-- Task directions --
Show all lines of the listing that hold the word "this".

-- Data excerpt --
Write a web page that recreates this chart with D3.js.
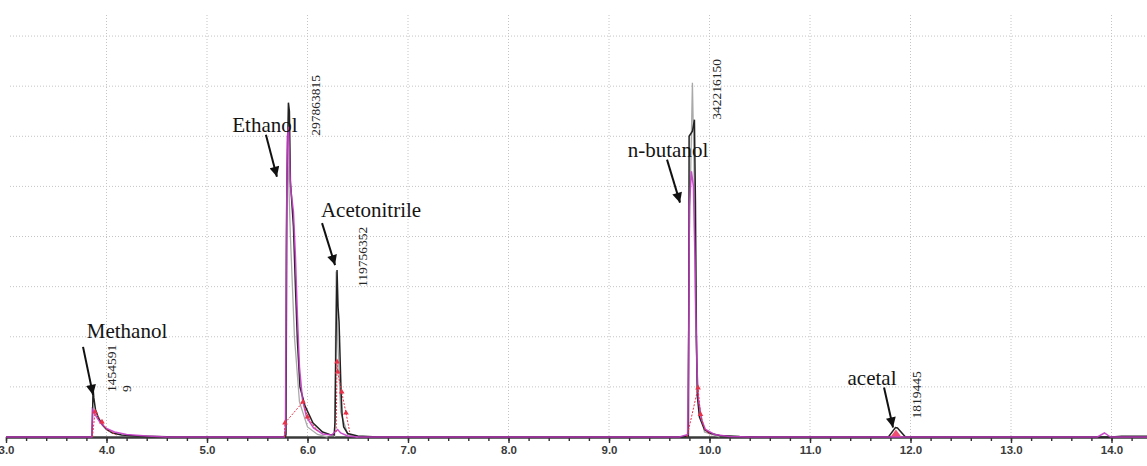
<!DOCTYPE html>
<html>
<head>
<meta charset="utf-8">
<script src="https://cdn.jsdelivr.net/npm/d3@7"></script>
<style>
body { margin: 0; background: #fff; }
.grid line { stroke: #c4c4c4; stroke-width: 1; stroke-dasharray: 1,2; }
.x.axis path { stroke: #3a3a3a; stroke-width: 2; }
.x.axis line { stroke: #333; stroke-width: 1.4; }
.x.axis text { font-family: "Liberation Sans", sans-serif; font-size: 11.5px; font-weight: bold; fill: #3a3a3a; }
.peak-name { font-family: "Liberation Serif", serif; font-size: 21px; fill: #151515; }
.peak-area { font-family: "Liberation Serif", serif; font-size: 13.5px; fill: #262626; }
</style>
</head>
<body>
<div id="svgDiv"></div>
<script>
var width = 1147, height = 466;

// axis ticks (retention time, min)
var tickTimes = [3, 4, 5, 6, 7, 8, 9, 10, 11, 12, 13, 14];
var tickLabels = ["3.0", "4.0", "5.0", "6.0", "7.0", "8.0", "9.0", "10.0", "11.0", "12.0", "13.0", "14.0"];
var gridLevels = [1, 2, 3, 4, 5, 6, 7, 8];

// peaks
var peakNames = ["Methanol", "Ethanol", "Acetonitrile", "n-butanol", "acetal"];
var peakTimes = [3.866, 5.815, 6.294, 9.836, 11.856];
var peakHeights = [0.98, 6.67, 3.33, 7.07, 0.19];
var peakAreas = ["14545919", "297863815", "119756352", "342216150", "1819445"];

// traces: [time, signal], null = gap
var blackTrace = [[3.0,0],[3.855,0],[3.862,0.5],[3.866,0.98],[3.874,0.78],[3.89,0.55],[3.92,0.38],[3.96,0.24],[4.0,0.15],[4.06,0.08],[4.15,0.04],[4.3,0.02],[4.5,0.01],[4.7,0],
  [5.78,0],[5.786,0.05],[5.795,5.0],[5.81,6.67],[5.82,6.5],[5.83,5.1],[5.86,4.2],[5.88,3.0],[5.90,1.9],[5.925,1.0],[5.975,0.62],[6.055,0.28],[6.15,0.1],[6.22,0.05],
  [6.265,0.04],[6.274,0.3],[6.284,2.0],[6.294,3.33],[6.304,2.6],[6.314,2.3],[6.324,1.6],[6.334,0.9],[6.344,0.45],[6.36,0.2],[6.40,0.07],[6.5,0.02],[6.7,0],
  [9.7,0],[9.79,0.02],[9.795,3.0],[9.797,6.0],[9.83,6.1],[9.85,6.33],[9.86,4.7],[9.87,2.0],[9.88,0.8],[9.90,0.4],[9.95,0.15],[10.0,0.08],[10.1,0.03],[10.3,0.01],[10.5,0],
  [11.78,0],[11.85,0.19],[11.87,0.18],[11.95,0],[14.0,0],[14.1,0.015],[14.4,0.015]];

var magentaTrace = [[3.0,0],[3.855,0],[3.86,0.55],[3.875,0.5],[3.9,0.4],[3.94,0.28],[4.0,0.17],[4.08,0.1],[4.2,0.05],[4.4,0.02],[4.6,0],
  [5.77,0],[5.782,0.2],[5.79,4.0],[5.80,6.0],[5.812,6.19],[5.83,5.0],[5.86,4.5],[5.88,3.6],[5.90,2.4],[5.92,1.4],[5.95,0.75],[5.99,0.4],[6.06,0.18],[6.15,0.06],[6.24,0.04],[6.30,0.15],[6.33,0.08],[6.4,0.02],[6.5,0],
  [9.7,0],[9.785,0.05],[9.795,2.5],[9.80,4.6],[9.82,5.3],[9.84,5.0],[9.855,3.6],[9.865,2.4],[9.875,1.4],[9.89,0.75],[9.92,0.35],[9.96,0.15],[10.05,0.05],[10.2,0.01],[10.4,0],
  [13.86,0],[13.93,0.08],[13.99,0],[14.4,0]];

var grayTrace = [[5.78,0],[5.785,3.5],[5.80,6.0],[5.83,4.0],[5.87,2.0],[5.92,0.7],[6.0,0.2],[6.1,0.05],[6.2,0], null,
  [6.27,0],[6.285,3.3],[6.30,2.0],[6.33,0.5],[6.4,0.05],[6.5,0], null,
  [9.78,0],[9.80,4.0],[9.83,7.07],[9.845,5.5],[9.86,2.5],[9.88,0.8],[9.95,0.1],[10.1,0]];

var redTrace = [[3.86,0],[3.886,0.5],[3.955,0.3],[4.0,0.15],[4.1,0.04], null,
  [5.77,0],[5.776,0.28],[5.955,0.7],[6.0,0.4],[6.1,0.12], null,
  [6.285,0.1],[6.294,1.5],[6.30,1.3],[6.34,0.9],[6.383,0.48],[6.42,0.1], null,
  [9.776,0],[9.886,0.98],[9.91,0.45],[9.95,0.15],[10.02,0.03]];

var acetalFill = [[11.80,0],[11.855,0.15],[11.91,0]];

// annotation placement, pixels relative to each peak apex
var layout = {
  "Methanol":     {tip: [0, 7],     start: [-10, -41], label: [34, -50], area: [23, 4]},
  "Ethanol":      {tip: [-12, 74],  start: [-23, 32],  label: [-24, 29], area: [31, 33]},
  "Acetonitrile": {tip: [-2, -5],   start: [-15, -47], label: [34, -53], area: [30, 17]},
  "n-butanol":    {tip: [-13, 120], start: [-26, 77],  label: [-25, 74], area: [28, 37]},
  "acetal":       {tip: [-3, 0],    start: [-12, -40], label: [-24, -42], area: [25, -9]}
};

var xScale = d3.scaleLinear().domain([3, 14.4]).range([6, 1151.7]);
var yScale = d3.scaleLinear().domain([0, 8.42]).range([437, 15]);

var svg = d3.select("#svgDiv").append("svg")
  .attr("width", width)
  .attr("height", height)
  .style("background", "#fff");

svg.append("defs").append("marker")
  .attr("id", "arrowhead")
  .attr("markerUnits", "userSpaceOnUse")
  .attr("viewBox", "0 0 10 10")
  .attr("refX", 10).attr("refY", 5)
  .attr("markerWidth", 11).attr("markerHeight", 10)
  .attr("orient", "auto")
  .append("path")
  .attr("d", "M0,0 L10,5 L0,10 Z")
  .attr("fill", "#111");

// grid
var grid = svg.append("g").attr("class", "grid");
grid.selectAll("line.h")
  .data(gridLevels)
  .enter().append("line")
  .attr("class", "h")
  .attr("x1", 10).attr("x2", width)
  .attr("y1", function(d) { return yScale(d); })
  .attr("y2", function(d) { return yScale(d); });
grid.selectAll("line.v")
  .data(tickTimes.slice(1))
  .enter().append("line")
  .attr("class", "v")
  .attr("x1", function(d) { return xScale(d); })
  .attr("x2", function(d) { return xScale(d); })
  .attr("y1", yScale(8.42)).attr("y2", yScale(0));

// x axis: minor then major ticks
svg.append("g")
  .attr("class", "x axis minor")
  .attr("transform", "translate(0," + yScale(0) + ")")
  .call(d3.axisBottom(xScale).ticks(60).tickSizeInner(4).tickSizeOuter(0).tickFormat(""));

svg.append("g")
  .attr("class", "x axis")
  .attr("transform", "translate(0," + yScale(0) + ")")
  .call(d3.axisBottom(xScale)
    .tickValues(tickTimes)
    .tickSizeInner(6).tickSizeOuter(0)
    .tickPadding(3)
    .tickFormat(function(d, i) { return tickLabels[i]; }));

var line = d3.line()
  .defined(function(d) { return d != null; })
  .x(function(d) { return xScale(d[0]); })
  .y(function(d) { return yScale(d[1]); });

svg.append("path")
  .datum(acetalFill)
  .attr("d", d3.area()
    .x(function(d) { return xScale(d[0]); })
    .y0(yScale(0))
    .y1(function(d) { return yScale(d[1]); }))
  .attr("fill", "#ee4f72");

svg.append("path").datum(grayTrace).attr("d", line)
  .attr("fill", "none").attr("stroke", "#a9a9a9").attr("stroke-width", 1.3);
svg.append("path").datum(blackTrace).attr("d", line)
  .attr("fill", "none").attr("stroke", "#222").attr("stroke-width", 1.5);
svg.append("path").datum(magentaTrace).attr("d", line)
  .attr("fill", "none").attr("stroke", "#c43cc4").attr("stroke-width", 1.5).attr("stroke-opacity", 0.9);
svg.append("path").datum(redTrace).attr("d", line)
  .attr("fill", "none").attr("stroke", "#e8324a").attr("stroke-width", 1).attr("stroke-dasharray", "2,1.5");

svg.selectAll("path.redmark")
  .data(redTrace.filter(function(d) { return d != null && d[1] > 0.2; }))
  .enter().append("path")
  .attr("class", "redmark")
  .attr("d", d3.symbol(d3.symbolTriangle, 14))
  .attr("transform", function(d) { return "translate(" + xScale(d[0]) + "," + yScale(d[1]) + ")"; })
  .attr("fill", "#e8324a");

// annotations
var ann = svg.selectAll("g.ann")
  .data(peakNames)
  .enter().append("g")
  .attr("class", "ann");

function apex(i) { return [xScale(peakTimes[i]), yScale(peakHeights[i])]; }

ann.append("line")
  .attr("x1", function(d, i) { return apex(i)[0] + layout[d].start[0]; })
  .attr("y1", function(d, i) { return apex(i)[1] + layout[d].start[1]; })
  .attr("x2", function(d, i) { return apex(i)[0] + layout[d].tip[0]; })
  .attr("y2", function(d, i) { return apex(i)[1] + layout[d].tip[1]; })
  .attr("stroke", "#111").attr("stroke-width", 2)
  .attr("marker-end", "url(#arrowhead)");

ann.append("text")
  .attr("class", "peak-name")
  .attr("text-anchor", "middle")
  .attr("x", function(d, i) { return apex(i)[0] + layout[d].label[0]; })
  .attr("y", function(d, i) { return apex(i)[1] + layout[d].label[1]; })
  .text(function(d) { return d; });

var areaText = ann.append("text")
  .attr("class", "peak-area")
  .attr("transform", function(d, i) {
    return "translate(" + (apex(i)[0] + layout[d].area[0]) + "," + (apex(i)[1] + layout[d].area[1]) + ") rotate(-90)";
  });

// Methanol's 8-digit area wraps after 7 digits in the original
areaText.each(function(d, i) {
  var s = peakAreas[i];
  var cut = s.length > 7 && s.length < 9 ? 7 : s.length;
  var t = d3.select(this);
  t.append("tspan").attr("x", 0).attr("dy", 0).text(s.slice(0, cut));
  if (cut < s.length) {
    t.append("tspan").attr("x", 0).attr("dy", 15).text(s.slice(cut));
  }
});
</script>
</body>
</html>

-- Result --
Write a web page that recreates this chart with D3.js.
  var t = d3.select(this);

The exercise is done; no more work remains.